Begin Available data

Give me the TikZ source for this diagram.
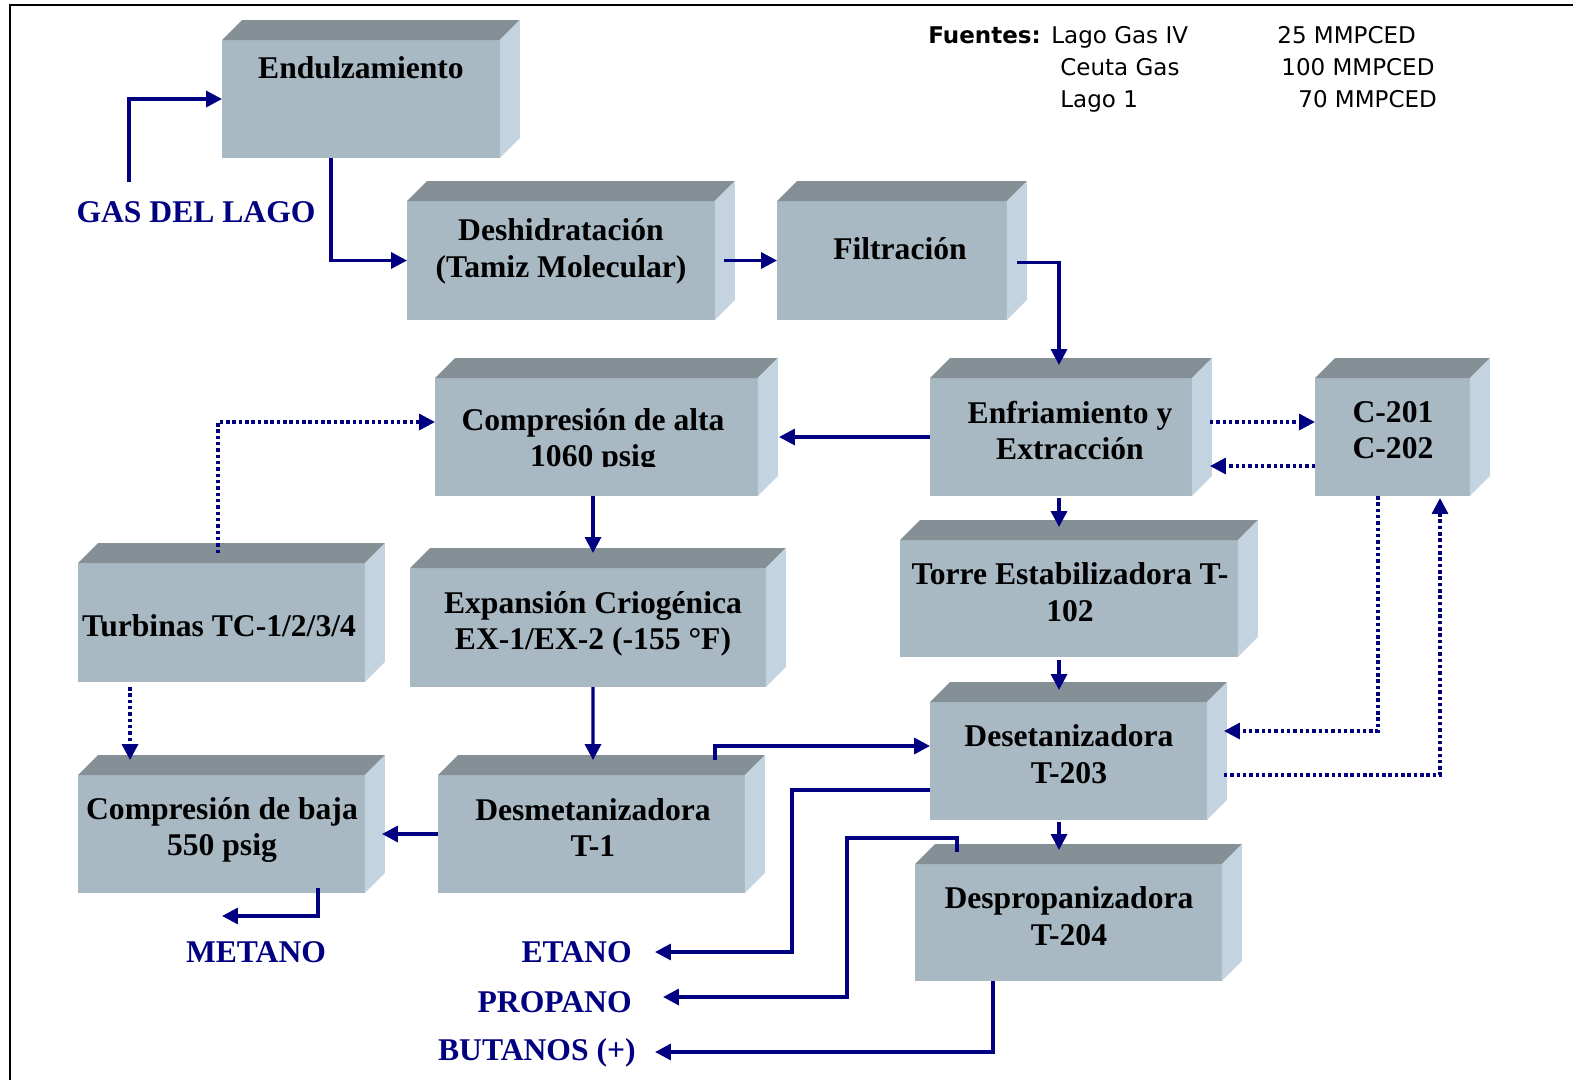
\documentclass[tikz,border=0pt]{standalone}
\usepackage{fontspec}
\setmainfont{Liberation Serif}
\newfontfamily\fuentesans{DejaVu Sans}
\usetikzlibrary{arrows.meta,calc,positioning}

\begin{document}
\begin{tikzpicture}[x=0.02cm,y=-0.02cm,
    caja/.style={fill=frente,inner sep=0pt,outer sep=0pt},
    texto/.style={font=\bfseries\fontsize{18}{20.8}\selectfont,align=center,inner sep=0pt},
    corriente/.style={font=\bfseries\fontsize{18}{20.8}\selectfont,text=azul,inner sep=0pt},
    fuente/.style={font=\fuentesans\fontsize{13.1}{15}\selectfont,inner sep=0pt,anchor=base west},
    flecha/.style={color=azul,line width=1.9pt,-{Triangle[length=9pt,width=9pt]}},
    punteada/.style={dash pattern=on 2pt off 1.6pt},
    techo/.style={fill=arriba},
    lado/.style={fill=costado}]
    \definecolor{frente}{RGB}{169,185,196}
    \definecolor{arriba}{RGB}{133,143,150}
    \definecolor{costado}{RGB}{195,212,224}
    \definecolor{azul}{RGB}{0,0,128}
    \useasboundingbox (0,0) rectangle (1573,1080);
    \draw[line width=1.2pt] (1573,5) -- (10,5) -- (10,1080);

    % fuentes de gas
    \node[fuente] (fuentes) at (928,43.5) {\bfseries Fuentes:};
    \node[fuente] (lagogas) at (1051,43.5) {Lago Gas IV};
    \node[fuente] (ceuta) at (1060,75.5) {Ceuta Gas};
    \node[fuente] (lagouno) at (1060,107.5) {Lago 1};
    \node[fuente] (caudaluno) at (1277,43.5) {25 MMPCED};
    \node[fuente] (caudaldos) at (1281,75.5) {100 MMPCED};
    \node[fuente] (caudaltres) at (1298,107.5) {70 MMPCED};

    % cajas
    \node[caja,minimum width=5.56cm,minimum height=2.36cm] (endulz) at (361,99) {};
    \node[caja,minimum width=6.16cm,minimum height=2.38cm] (deshid) at (561,260.5) {};
    \node[caja,minimum width=4.6cm,minimum height=2.38cm] (filtr) at (892,260.5) {};
    \node[caja,minimum width=5.24cm,minimum height=2.36cm] (enfri) at (1061,437) {};
    \node[caja,minimum width=3.1cm,minimum height=2.36cm] (comp) at (1392.5,437) {};
    \node[caja,minimum width=6.46cm,minimum height=2.36cm] (compalta) at (596.5,437) {};
    \node[caja,minimum width=5.74cm,minimum height=2.38cm] (turb) at (221.5,622.5) {};
    \node[caja,minimum width=7.12cm,minimum height=2.38cm] (expan) at (588,627.5) {};
    \node[caja,minimum width=6.76cm,minimum height=2.34cm] (torre) at (1069,598.5) {};
    \node[caja,minimum width=5.54cm,minimum height=2.36cm] (deset) at (1068.5,761) {};
    \node[caja,minimum width=5.74cm,minimum height=2.36cm] (compbaja) at (221.5,834) {};
    \node[caja,minimum width=6.14cm,minimum height=2.36cm] (desmet) at (591.5,834) {};
    \node[caja,minimum width=6.14cm,minimum height=2.34cm] (desprop) at (1068.5,922.5) {};

    \foreach \n in {endulz,deshid,filtr,enfri,comp,compalta,turb,expan,torre,deset,compbaja,desmet,desprop}{
        \fill[techo] (\n.north west) -- ++(20,-20) -- ([shift={(20,-20)}]\n.north east) -- (\n.north east) -- cycle;
        \fill[lado] (\n.north east) -- ++(20,-20) -- ([shift={(20,-20)}]\n.south east) -- (\n.south east) -- cycle;
    }

    % textos de las cajas
    \node[texto] (endulztxt) at ($(endulz)+(0,-31)$) {Endulzamiento};
    \node[texto] (deshidtxt) at ($(deshid)+(0,-9)$) {Deshidratación\\(Tamiz Molecular)};
    \node[texto] (filtrtxt) at ($(filtr)+(8,-11.5)$) {Filtración};
    \node[texto] (enfritxt) at ($(enfri)+(9,-6.5)$) {Enfriamiento y\\Extracción};
    \node[texto] (comptxt) at ($(comp)+(0.5,-7)$) {C-201\\C-202};
    \begin{scope}
        \clip (compalta.north west) rectangle ($(compalta.south east)+(0,-30)$);
        \node[texto] (compaltatxt) at ($(compalta)+(-3.5,4)$) {Compresión de alta\\1060 psig};
    \end{scope}
    \node[texto] (turbtxt) at ($(turb)+(-2.5,3.5)$) {Turbinas TC-1/2/3/4};
    \node[texto] (expantxt) at ($(expan)+(5,-3.5)$) {Expansión Criogénica\\EX-1/EX-2 (-155 °F)};
    \node[texto] (torretxt) at ($(torre)+(1,-6.5)$) {Torre Estabilizadora T-\\102};
    \node[texto] (desettxt) at ($(deset)+(0.5,-7)$) {Desetanizadora\\T-203};
    \node[texto] (compbajatxt) at ($(compbaja)+(0.5,-4)$) {Compresión de baja\\550 psig};
    \node[texto] (desmettxt) at ($(desmet)+(1.5,-6.5)$) {Desmetanizadora\\T-1};
    \node[texto] (desproptxt) at ($(desprop)+(0.5,-6.5)$) {Despropanizadora\\T-204};

    % corrientes
    \node[corriente] (gas) at (196,212) {GAS DEL LAGO};
    \node[corriente] (metano) at (256,952) {METANO};
    \node[corriente,anchor=east] (etano) at (632,952) {ETANO};
    \node[corriente,anchor=east] (propano) at (632,1002) {PROPANO};
    \node[corriente,anchor=east] (butanos) at (636,1053) {BUTANOS (+)};
    \coordinate (gasflecha) at (129,182);

    \draw[flecha] (gasflecha) |- (endulz.west);
    \draw[flecha] ($(endulz.south west)+(109,0)$) |- (deshid.west);
    \draw[flecha] ($(deshid.east)+(9,0)$) -- (filtr.west);
    \draw[flecha] ($(filtr.east)+(10,2)$) -| ($(enfri.north)+(-2,-13)$);
    \draw[flecha] (enfri.west) -- ($(compalta.east)+(21,0)$);
    \draw[flecha,punteada] ($(enfri.east)+(18,-15)$) -- ($(comp.west)+(0,-15)$);
    \draw[flecha,punteada] ($(comp.west)+(0,29)$) -- ($(enfri.east)+(18,29)$);
    \draw[flecha] ($(compalta.south)+(-3.5,0)$) -- ($(expan.north)+(5,-15)$);
    \draw[flecha] ($(enfri.south)+(-2,2)$) -- ($(torre.north)+(-10,-13)$);
    \draw[flecha] ($(torre.south)+(-10,3)$) -- ($(deset.north)+(-9.5,-12)$);
    \draw[flecha,punteada] ($(turb.north)+(-3.5,-10)$) |- ($(compalta.west)+(0,-15)$);
    \draw[flecha,punteada] ($(turb.south west)+(52,5)$) -- ($(compbaja.north west)+(52,-15)$);
    \draw[flecha] ($(expan.south)+(5,0)$) -- ($(desmet.north)+(1.5,-15)$);
    \draw[flecha] ($(desmet.north west)+(277,-15)$) |- ($(deset.west)+(0,-15)$);
    \draw[flecha] (desmet.west) -- ($(compbaja.east)+(17,0)$);
    \draw[flecha] ($(compbaja.south west)+(240,-5)$) |- ($(compbaja.south west)+(144,23)$);
    \draw[flecha,punteada] ($(comp.south)+(-14.5,0)$) |- ($(deset.east)+(17,-30)$);
    \draw[flecha,punteada] ($(deset.east)+(17,14)$) -| ($(comp.south)+(47.5,2)$);
    \draw[flecha] ($(deset.west)+(0,29)$) -| ($(etano.east)+(160,0)$) -- ($(etano.east)+(23,0)$);
    \draw[flecha] ($(deset.south)+(-9.5,2)$) -- ($(desprop.north)+(-9.5,-14)$);
    \draw[flecha] ($(desprop.north west)+(42,-12)$) |- ($(desprop.north west)+(-68,-26)$) |- ($(propano.east)+(31,-5)$);
    \draw[flecha] ($(desprop.south west)+(78,0)$) |- ($(butanos.east)+(19,-1)$);
\end{tikzpicture}
\end{document}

End Available data

### Your task
Give again, word for word, every line from the top of the data above to the line holding "(caudaltres) at (1298,107.5)", inclusive, with the pictures left out.

### Completed exercise
Give me the TikZ source for this diagram.
\documentclass[tikz,border=0pt]{standalone}
\usepackage{fontspec}
\setmainfont{Liberation Serif}
\newfontfamily\fuentesans{DejaVu Sans}
\usetikzlibrary{arrows.meta,calc,positioning}

\begin{document}
\begin{tikzpicture}[x=0.02cm,y=-0.02cm,
    caja/.style={fill=frente,inner sep=0pt,outer sep=0pt},
    texto/.style={font=\bfseries\fontsize{18}{20.8}\selectfont,align=center,inner sep=0pt},
    corriente/.style={font=\bfseries\fontsize{18}{20.8}\selectfont,text=azul,inner sep=0pt},
    fuente/.style={font=\fuentesans\fontsize{13.1}{15}\selectfont,inner sep=0pt,anchor=base west},
    flecha/.style={color=azul,line width=1.9pt,-{Triangle[length=9pt,width=9pt]}},
    punteada/.style={dash pattern=on 2pt off 1.6pt},
    techo/.style={fill=arriba},
    lado/.style={fill=costado}]
    \definecolor{frente}{RGB}{169,185,196}
    \definecolor{arriba}{RGB}{133,143,150}
    \definecolor{costado}{RGB}{195,212,224}
    \definecolor{azul}{RGB}{0,0,128}
    \useasboundingbox (0,0) rectangle (1573,1080);
    \draw[line width=1.2pt] (1573,5) -- (10,5) -- (10,1080);

    % fuentes de gas
    \node[fuente] (fuentes) at (928,43.5) {\bfseries Fuentes:};
    \node[fuente] (lagogas) at (1051,43.5) {Lago Gas IV};
    \node[fuente] (ceuta) at (1060,75.5) {Ceuta Gas};
    \node[fuente] (lagouno) at (1060,107.5) {Lago 1};
    \node[fuente] (caudaluno) at (1277,43.5) {25 MMPCED};
    \node[fuente] (caudaldos) at (1281,75.5) {100 MMPCED};
    \node[fuente] (caudaltres) at (1298,107.5) {70 MMPCED};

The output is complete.